Please write out the lines of the data exactly, beginning with the first and ending with the line containing "const yTickLabels = ['0.01', '0.1', '1', '10'];"; leave the pictures behind.

§ **Data extract**:
= = = = = = =

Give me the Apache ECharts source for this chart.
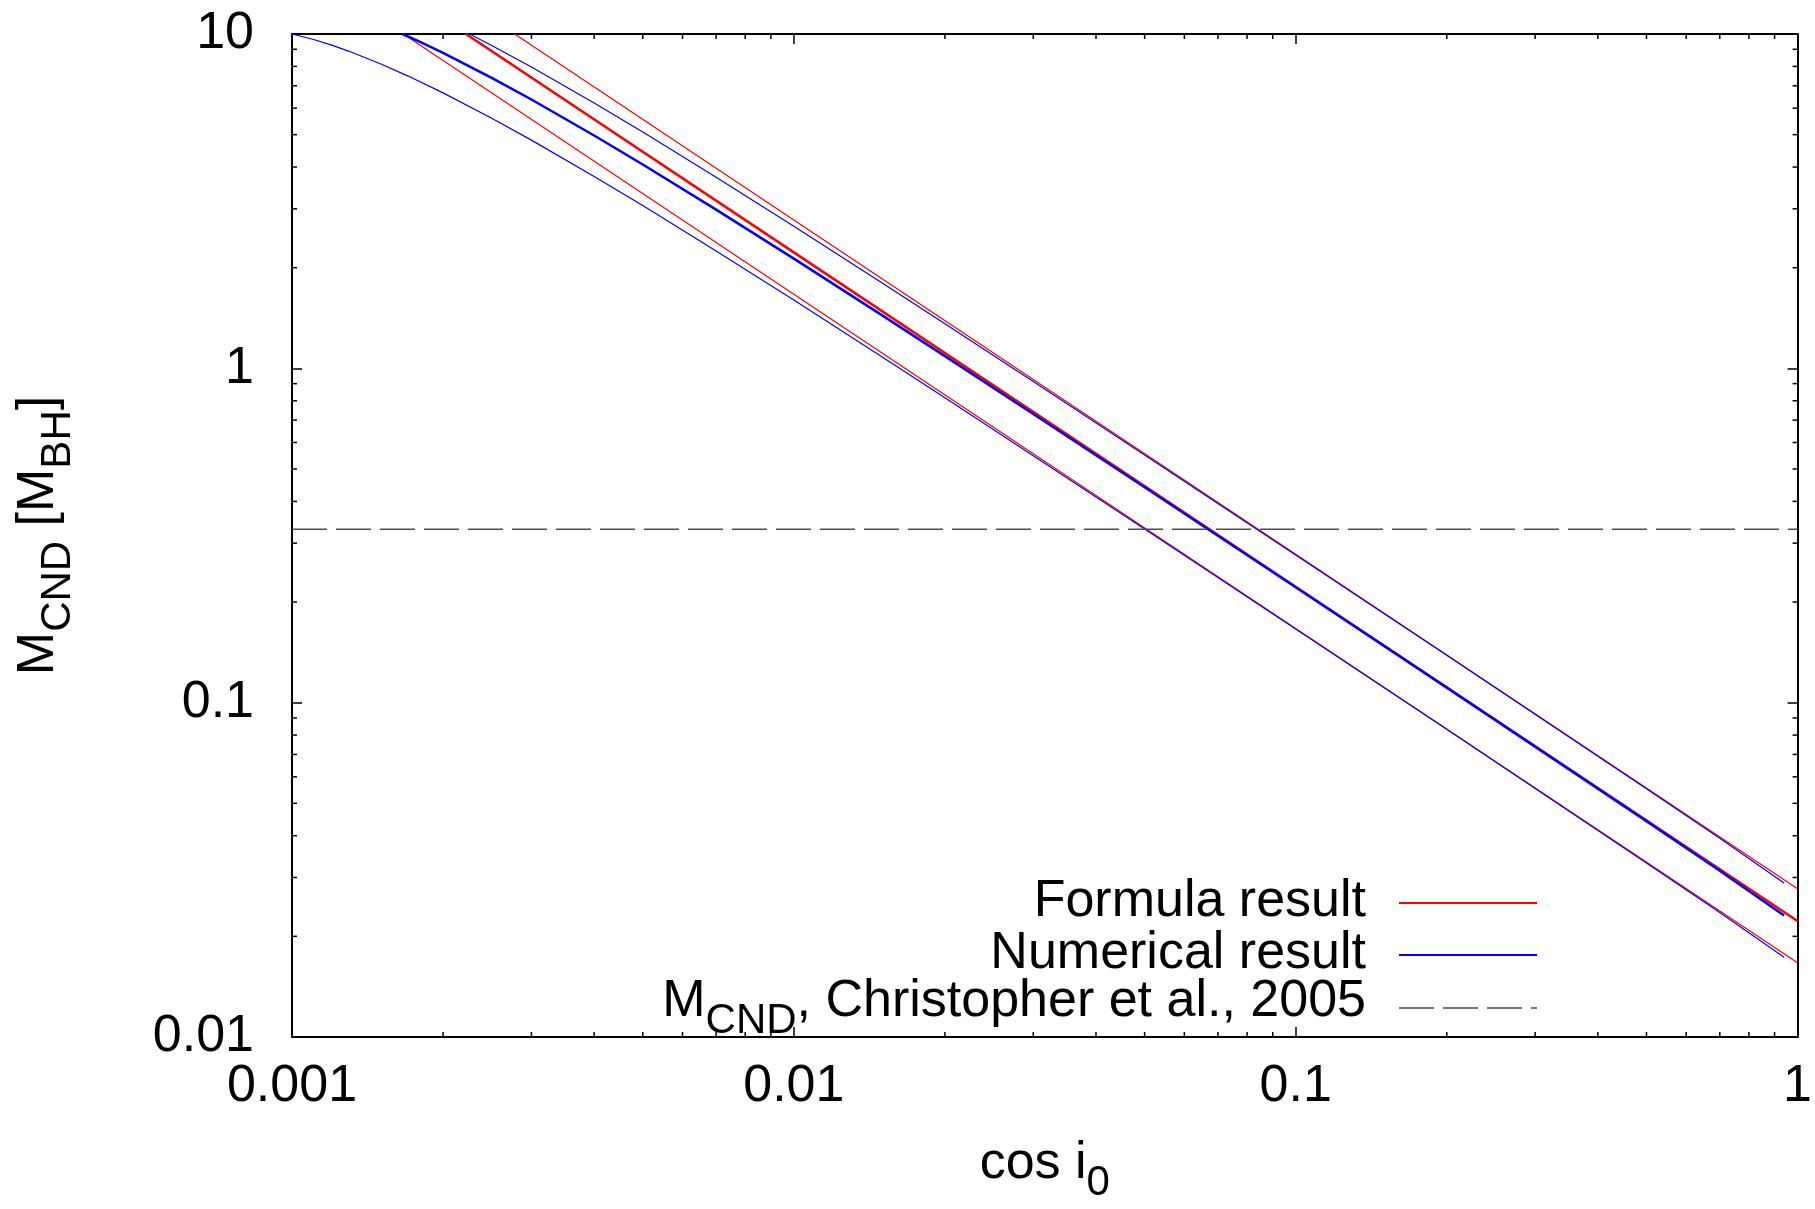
<!DOCTYPE html>
<html>
<head>
<meta charset="utf-8">
<title>M_CND vs cos i0</title>
<script src="https://cdn.jsdelivr.net/npm/echarts@6/dist/echarts.min.js"></script>
<style>
  html, body { margin: 0; padding: 0; background: #ffffff; }
  #chart { width: 1815px; height: 1209px; }
</style>
</head>
<body>
<div id="chart"></div>
<script>
// Axis ranges (log-log)
const X_MIN = 0.001, X_MAX = 1;
const Y_MIN = 0.01, Y_MAX = 10;

// Tick labels
const xTickLabels = ['0.001', '0.01', '0.1', '1'];
const yTickLabels = ['0.01', '0.1', '1', '10'];

// Minor tick positions (2..9 within each decade)
const xMinorTicks = [0.002, 0.003, 0.004, 0.005, 0.006, 0.007, 0.008, 0.009,
                     0.02, 0.03, 0.04, 0.05, 0.06, 0.07, 0.08, 0.09,
                     0.2, 0.3, 0.4, 0.5, 0.6, 0.7, 0.8, 0.9];
const yMinorTicks = [0.02, 0.03, 0.04, 0.05, 0.06, 0.07, 0.08, 0.09,
                     0.2, 0.3, 0.4, 0.5, 0.6, 0.7, 0.8, 0.9,
                     2, 3, 4, 5, 6, 7, 8, 9];

// Formula result (three disc models: high / middle / low)
const formulaHighX = [0.002778, 0.01, 0.1, 1];
const formulaHighY = [10, 2.778, 0.2778, 0.02778];
const formulaMidX  = [0.002222, 0.01, 0.1, 1];
const formulaMidY  = [10, 2.222, 0.2222, 0.02222];
const formulaLowX  = [0.001667, 0.01, 0.1, 1];
const formulaLowY  = [10, 1.667, 0.1667, 0.01667];

// Numerical result (same three models)
const numericHighX = [0.00226, 0.0025, 0.003, 0.004, 0.005, 0.007, 0.01, 0.015, 0.02, 0.03, 0.05, 0.1, 0.2, 0.5, 0.7, 0.94];
const numericHighY = [10, 9.244, 7.963, 6.215, 5.089, 3.73, 2.661, 1.8, 1.3597, 0.913, 0.5509, 0.2767, 0.1386, 0.05528, 0.0393, 0.0289];
const numericMidX  = [0.00166, 0.0018, 0.002, 0.0025, 0.003, 0.004, 0.005, 0.007, 0.01, 0.015, 0.02, 0.03, 0.05, 0.1, 0.2, 0.5, 0.7, 0.94];
const numericMidY  = [10, 9.465, 8.778, 7.396, 6.37, 4.972, 4.071, 2.984, 2.129, 1.44, 1.0878, 0.7303, 0.4407, 0.2213, 0.1109, 0.04422, 0.03143, 0.0231];
const numericLowX  = [0.001, 0.0011, 0.0012, 0.0013, 0.0015, 0.0017, 0.002, 0.0025, 0.003, 0.004, 0.005, 0.007, 0.01, 0.015, 0.02, 0.03, 0.05, 0.1, 0.2, 0.5, 0.7, 0.94];
const numericLowY  = [10, 9.642, 9.259, 8.876, 8.148, 7.497, 6.667, 5.6, 4.815, 3.75, 3.067, 2.245, 1.6, 1.0815, 0.8167, 0.5481, 0.3307, 0.166, 0.0832, 0.03317, 0.02357, 0.01733];

// Reference CND mass (Christopher et al., 2005)
const cndRefX = [0.001, 1];
const cndRefY = [0.33, 0.33];

const FONT = '"Liberation Sans", Arial, Helvetica, sans-serif';
const RED = '#ff0000', BLUE = '#0000ff', DASH = '#4d4d4d';

function pairs(xs, ys) { return xs.map((x, i) => [x, ys[i]]); }

function lineSeries(name, xs, ys, color, width) {
  return {
    name: name, type: 'line', data: pairs(xs, ys),
    showSymbol: false, symbol: 'none', smooth: false, clip: true,
    lineStyle: { color: color, width: width }, animation: false, silent: true
  };
}

function minorTickSeries(values, isX) {
  const len = 5;
  const style = { stroke: '#000', lineWidth: 1.5 };
  return {
    type: 'custom', silent: true, animation: false, z: 5,
    data: values.map(v => isX ? [v, 1] : [0.01, v]),
    renderItem: function (params, api) {
      if (isX) {
        const v = api.value(0);
        const b = api.coord([v, Y_MIN]);
        const t = api.coord([v, Y_MAX]);
        return { type: 'group', children: [
          { type: 'line', shape: { x1: b[0], y1: b[1], x2: b[0], y2: b[1] - len }, style: style },
          { type: 'line', shape: { x1: t[0], y1: t[1], x2: t[0], y2: t[1] + len }, style: style }
        ]};
      }
      const v = api.value(1);
      const l = api.coord([X_MIN, v]);
      const r = api.coord([X_MAX, v]);
      return { type: 'group', children: [
        { type: 'line', shape: { x1: l[0], y1: l[1], x2: l[0] + len, y2: l[1] }, style: style },
        { type: 'line', shape: { x1: r[0], y1: r[1], x2: r[0] - len, y2: r[1] }, style: style }
      ]};
    }
  };
}

const subRich = { sub: { fontSize: 42, fontFamily: FONT, color: '#000', padding: [38, 0, 0, 0] } };

function baseAxis(min, max, position, labels, showLabels) {
  return {
    type: 'log', logBase: 10, min: min, max: max, position: position,
    axisLine: { show: true, onZero: false, lineStyle: { color: '#000', width: 2 } },
    axisTick: { show: true, inside: true, length: 10, lineStyle: { color: '#000', width: 1.5 } },
    splitLine: { show: false },
    axisLabel: {
      show: showLabels, fontSize: 52, fontFamily: FONT, color: '#000',
      formatter: function (v) {
        const i = Math.round(Math.log10(v / min));
        return labels[i] !== undefined ? labels[i] : '';
      }
    }
  };
}

const xBottom = Object.assign(baseAxis(X_MIN, X_MAX, 'bottom', xTickLabels, true), {
  name: 'cos i{sub|0}', nameLocation: 'middle', nameGap: 87,
  nameTextStyle: { fontSize: 52, fontFamily: FONT, color: '#000', rich: subRich }
});
xBottom.axisLabel.margin = 24;
const xTop = baseAxis(X_MIN, X_MAX, 'top', xTickLabels, false);

const yLeft = Object.assign(baseAxis(Y_MIN, Y_MAX, 'left', yTickLabels, true), {
  name: 'M{sub|CND} [M{sub|BH}]', nameLocation: 'middle', nameGap: 213, nameRotate: 90,
  nameTextStyle: { fontSize: 52, fontFamily: FONT, color: '#000', rich: subRich }
});
yLeft.axisLabel.margin = 38;
const yRight = baseAxis(Y_MIN, Y_MAX, 'right', yTickLabels, false);

// Legend drawn as text + sample lines, text right-aligned left of the samples
const LEG_TEXT_X = 1366, LEG_X1 = 1399, LEG_X2 = 1537;
const legendRows = [
  { text: 'Formula result', y: 902, lineY: 903, color: RED, dash: null, width: 2 },
  { text: 'Numerical result', y: 954, lineY: 955, color: BLUE, dash: null, width: 2 },
  { text: 'M{sub|CND}, Christopher et al., 2005', y: 1002, lineY: 1008, color: DASH, dash: [35, 9], width: 1.5 }
];
const legendGraphics = [];
legendRows.forEach(r => {
  legendGraphics.push({
    type: 'text', x: LEG_TEXT_X, y: r.y, silent: true,
    style: { text: r.text, fontSize: 52, fontFamily: FONT, fill: '#000',
             align: 'right', verticalAlign: 'middle', rich: subRich }
  });
  legendGraphics.push({
    type: 'line', silent: true,
    shape: { x1: LEG_X1, y1: r.lineY, x2: LEG_X2, y2: r.lineY },
    style: { stroke: r.color, lineWidth: r.width, lineDash: r.dash || null }
  });
});

const chart = echarts.init(document.getElementById('chart'), null, { renderer: 'canvas' });
chart.setOption({
  animation: false,
  backgroundColor: '#ffffff',
  grid: { left: 292, right: 16, top: 34, bottom: 164, containLabel: false },
  xAxis: [xBottom, xTop],
  yAxis: [yLeft, yRight],
  series: [
    lineSeries('Formula result', formulaHighX, formulaHighY, RED, 1.2),
    lineSeries('Formula result', formulaMidX, formulaMidY, RED, 2.5),
    lineSeries('Formula result', formulaLowX, formulaLowY, RED, 1.2),
    lineSeries('Numerical result', numericHighX, numericHighY, BLUE, 1.2),
    lineSeries('Numerical result', numericMidX, numericMidY, BLUE, 2.5),
    lineSeries('Numerical result', numericLowX, numericLowY, BLUE, 1.2),
    Object.assign(lineSeries('M_CND, Christopher et al., 2005', cndRefX, cndRefY, DASH, 1.5),
      { lineStyle: { color: DASH, width: 1.5, type: [35, 9] } }),
    minorTickSeries(xMinorTicks, true),
    minorTickSeries(yMinorTicks, false)
  ],
  graphic: legendGraphics
});
</script>
</body>
</html>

= = = = = = =

§ **Result for this task**:
Give me the Apache ECharts source for this chart.
<!DOCTYPE html>
<html>
<head>
<meta charset="utf-8">
<title>M_CND vs cos i0</title>
<script src="https://cdn.jsdelivr.net/npm/echarts@6/dist/echarts.min.js"></script>
<style>
  html, body { margin: 0; padding: 0; background: #ffffff; }
  #chart { width: 1815px; height: 1209px; }
</style>
</head>
<body>
<div id="chart"></div>
<script>
// Axis ranges (log-log)
const X_MIN = 0.001, X_MAX = 1;
const Y_MIN = 0.01, Y_MAX = 10;

// Tick labels
const xTickLabels = ['0.001', '0.01', '0.1', '1'];
const yTickLabels = ['0.01', '0.1', '1', '10'];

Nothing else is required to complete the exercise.